WHAT IS ASKED → Give back every line exactly as it appears, pictures excluded.

::::::

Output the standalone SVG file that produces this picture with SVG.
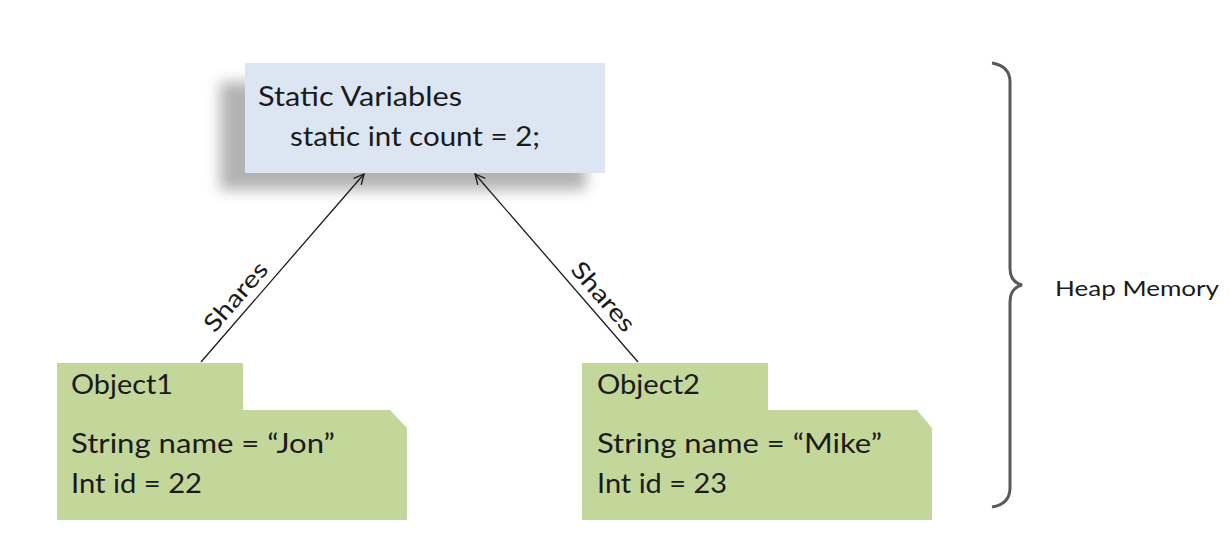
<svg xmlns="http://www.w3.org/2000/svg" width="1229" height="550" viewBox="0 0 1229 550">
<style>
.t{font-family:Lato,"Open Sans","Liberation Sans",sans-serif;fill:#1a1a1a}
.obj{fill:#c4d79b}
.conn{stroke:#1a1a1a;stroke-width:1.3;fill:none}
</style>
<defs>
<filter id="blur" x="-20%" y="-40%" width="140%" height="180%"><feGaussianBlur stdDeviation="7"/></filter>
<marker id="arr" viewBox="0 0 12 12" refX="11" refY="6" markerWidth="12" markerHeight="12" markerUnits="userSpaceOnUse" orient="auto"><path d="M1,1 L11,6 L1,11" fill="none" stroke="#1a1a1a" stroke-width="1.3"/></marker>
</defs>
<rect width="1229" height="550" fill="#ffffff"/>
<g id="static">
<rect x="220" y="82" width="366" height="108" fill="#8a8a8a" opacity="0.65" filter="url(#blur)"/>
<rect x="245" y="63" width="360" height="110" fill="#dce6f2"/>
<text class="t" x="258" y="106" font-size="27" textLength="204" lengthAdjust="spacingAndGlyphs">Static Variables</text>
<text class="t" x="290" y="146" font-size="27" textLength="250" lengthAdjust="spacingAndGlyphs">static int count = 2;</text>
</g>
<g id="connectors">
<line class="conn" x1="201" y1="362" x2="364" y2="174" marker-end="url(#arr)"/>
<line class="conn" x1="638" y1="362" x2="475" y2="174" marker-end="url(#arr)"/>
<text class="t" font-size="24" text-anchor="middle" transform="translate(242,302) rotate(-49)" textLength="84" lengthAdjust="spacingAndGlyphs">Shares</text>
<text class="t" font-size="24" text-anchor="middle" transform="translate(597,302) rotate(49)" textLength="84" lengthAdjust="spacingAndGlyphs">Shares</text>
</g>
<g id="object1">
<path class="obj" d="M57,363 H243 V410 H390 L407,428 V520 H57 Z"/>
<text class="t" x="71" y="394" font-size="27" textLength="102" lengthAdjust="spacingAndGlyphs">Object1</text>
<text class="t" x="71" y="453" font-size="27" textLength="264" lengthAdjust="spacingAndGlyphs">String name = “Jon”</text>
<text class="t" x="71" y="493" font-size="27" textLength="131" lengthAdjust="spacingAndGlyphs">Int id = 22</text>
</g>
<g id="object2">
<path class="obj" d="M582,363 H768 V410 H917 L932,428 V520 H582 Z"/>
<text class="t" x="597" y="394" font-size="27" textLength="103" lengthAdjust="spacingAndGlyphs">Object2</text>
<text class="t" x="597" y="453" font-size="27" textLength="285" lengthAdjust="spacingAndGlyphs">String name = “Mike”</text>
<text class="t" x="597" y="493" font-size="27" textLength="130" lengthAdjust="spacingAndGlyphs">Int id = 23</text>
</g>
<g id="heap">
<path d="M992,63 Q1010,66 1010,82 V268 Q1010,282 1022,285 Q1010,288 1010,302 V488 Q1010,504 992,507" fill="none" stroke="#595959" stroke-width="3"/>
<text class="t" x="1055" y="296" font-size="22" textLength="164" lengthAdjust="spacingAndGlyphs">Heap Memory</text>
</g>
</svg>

::::::

SOLVED PROBLEM →
Output the standalone SVG file that produces this picture with SVG.
<svg xmlns="http://www.w3.org/2000/svg" width="1229" height="550" viewBox="0 0 1229 550">
<style>
.t{font-family:Lato,"Open Sans","Liberation Sans",sans-serif;fill:#1a1a1a}
.obj{fill:#c4d79b}
.conn{stroke:#1a1a1a;stroke-width:1.3;fill:none}
</style>
<defs>
<filter id="blur" x="-20%" y="-40%" width="140%" height="180%"><feGaussianBlur stdDeviation="7"/></filter>
<marker id="arr" viewBox="0 0 12 12" refX="11" refY="6" markerWidth="12" markerHeight="12" markerUnits="userSpaceOnUse" orient="auto"><path d="M1,1 L11,6 L1,11" fill="none" stroke="#1a1a1a" stroke-width="1.3"/></marker>
</defs>
<rect width="1229" height="550" fill="#ffffff"/>
<g id="static">
<rect x="220" y="82" width="366" height="108" fill="#8a8a8a" opacity="0.65" filter="url(#blur)"/>
<rect x="245" y="63" width="360" height="110" fill="#dce6f2"/>
<text class="t" x="258" y="106" font-size="27" textLength="204" lengthAdjust="spacingAndGlyphs">Static Variables</text>
<text class="t" x="290" y="146" font-size="27" textLength="250" lengthAdjust="spacingAndGlyphs">static int count = 2;</text>
</g>
<g id="connectors">
<line class="conn" x1="201" y1="362" x2="364" y2="174" marker-end="url(#arr)"/>
<line class="conn" x1="638" y1="362" x2="475" y2="174" marker-end="url(#arr)"/>
<text class="t" font-size="24" text-anchor="middle" transform="translate(242,302) rotate(-49)" textLength="84" lengthAdjust="spacingAndGlyphs">Shares</text>
<text class="t" font-size="24" text-anchor="middle" transform="translate(597,302) rotate(49)" textLength="84" lengthAdjust="spacingAndGlyphs">Shares</text>
</g>
<g id="object1">
<path class="obj" d="M57,363 H243 V410 H390 L407,428 V520 H57 Z"/>
<text class="t" x="71" y="394" font-size="27" textLength="102" lengthAdjust="spacingAndGlyphs">Object1</text>
<text class="t" x="71" y="453" font-size="27" textLength="264" lengthAdjust="spacingAndGlyphs">String name = “Jon”</text>
<text class="t" x="71" y="493" font-size="27" textLength="131" lengthAdjust="spacingAndGlyphs">Int id = 22</text>
</g>
<g id="object2">
<path class="obj" d="M582,363 H768 V410 H917 L932,428 V520 H582 Z"/>
<text class="t" x="597" y="394" font-size="27" textLength="103" lengthAdjust="spacingAndGlyphs">Object2</text>
<text class="t" x="597" y="453" font-size="27" textLength="285" lengthAdjust="spacingAndGlyphs">String name = “Mike”</text>
<text class="t" x="597" y="493" font-size="27" textLength="130" lengthAdjust="spacingAndGlyphs">Int id = 23</text>
</g>
<g id="heap">
<path d="M992,63 Q1010,66 1010,82 V268 Q1010,282 1022,285 Q1010,288 1010,302 V488 Q1010,504 992,507" fill="none" stroke="#595959" stroke-width="3"/>
<text class="t" x="1055" y="296" font-size="22" textLength="164" lengthAdjust="spacingAndGlyphs">Heap Memory</text>
</g>
</svg>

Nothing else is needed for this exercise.